WORK TO DO: Output the first line of the listing and each line after it, up to and including the line that contains "25, 26, 28];", exactly as written, minus the pictures.

DATA SECTION:
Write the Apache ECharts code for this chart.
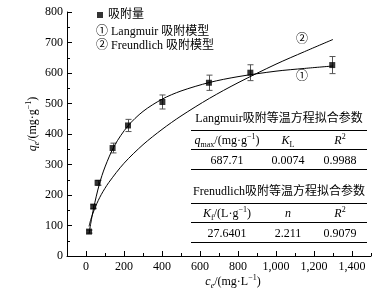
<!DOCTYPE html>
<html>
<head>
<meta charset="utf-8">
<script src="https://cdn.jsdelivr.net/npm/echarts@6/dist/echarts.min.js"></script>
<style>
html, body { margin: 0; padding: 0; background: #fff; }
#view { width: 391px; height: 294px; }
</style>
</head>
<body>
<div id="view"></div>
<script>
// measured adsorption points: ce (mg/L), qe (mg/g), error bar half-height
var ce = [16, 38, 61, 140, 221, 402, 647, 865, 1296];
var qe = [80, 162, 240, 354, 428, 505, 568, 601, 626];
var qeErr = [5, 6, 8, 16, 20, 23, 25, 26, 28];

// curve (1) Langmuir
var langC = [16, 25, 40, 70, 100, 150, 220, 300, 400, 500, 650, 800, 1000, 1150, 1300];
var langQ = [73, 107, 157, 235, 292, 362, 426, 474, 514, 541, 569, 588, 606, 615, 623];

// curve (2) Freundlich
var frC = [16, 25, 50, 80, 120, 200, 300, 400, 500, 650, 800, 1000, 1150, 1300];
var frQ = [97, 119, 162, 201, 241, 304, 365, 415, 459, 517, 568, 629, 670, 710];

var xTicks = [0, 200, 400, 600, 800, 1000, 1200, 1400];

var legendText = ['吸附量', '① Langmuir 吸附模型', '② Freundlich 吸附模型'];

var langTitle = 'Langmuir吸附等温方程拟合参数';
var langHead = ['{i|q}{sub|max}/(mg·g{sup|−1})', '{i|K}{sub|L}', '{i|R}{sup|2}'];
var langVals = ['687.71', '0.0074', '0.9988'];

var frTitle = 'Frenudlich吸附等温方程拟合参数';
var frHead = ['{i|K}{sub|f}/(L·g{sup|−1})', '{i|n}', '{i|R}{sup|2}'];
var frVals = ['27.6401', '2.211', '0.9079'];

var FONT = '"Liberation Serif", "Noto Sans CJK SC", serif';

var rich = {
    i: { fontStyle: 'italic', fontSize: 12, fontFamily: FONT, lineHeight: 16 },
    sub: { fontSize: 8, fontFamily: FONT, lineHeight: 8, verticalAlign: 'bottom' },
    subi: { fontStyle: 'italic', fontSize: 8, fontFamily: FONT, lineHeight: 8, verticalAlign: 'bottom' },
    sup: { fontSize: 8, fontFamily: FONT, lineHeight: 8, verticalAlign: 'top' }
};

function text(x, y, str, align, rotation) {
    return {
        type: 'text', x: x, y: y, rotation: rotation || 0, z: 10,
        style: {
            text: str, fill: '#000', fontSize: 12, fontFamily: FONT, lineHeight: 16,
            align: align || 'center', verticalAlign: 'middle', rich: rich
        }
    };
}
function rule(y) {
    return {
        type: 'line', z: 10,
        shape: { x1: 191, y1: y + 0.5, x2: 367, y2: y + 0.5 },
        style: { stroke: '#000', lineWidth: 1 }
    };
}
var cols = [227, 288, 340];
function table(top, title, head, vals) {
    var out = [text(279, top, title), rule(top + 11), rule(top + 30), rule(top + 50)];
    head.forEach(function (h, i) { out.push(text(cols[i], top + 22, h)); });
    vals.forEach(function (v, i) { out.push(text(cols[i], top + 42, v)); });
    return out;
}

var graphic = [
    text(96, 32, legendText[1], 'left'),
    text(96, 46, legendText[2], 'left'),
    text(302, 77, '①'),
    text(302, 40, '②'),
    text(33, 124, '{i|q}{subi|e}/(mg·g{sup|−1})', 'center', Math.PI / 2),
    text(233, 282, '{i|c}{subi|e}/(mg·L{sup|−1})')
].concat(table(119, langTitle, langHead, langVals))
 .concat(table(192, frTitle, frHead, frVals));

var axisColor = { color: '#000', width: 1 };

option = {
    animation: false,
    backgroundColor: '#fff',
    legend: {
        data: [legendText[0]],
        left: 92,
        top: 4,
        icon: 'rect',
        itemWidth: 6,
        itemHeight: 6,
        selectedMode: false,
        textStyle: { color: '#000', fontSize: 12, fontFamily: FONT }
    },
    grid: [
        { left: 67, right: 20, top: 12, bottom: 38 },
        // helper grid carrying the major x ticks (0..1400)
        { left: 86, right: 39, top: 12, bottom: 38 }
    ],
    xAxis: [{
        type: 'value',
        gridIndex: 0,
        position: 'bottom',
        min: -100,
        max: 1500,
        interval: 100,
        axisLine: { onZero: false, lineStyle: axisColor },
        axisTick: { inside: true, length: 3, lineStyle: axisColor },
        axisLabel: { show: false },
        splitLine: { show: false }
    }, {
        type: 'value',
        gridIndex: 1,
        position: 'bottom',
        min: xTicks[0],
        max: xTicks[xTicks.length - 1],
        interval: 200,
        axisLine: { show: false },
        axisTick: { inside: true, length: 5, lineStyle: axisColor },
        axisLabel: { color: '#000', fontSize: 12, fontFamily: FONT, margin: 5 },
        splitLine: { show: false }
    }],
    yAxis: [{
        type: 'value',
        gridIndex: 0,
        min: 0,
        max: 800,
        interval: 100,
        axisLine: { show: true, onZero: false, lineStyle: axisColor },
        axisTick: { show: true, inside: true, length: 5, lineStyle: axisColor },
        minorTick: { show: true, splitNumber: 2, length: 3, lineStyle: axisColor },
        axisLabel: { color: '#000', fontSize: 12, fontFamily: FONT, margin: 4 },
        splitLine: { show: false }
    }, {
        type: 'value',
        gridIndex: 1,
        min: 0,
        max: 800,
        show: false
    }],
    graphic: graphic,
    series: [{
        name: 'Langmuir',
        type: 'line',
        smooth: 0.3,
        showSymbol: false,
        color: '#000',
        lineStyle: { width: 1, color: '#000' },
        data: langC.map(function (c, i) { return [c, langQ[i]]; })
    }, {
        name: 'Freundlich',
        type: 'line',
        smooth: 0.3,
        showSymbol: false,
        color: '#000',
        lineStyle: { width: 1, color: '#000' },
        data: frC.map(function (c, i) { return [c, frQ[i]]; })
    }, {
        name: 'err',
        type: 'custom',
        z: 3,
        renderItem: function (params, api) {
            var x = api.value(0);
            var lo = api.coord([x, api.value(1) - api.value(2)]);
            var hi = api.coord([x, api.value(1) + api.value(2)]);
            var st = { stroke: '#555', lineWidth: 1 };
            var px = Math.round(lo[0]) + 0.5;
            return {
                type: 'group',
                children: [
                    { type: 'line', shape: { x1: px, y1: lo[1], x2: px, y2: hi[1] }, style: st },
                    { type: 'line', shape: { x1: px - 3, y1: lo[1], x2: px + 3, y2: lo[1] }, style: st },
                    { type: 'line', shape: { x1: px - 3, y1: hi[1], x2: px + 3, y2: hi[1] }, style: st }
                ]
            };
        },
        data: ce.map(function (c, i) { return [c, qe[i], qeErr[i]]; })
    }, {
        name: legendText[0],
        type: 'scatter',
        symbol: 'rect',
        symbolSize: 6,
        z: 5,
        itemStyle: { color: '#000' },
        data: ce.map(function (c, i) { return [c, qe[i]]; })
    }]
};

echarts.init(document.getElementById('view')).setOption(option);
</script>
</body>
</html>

SOLUTION FOR THIS EXERCISE:
Write the Apache ECharts code for this chart.
<!DOCTYPE html>
<html>
<head>
<meta charset="utf-8">
<script src="https://cdn.jsdelivr.net/npm/echarts@6/dist/echarts.min.js"></script>
<style>
html, body { margin: 0; padding: 0; background: #fff; }
#view { width: 391px; height: 294px; }
</style>
</head>
<body>
<div id="view"></div>
<script>
// measured adsorption points: ce (mg/L), qe (mg/g), error bar half-height
var ce = [16, 38, 61, 140, 221, 402, 647, 865, 1296];
var qe = [80, 162, 240, 354, 428, 505, 568, 601, 626];
var qeErr = [5, 6, 8, 16, 20, 23, 25, 26, 28];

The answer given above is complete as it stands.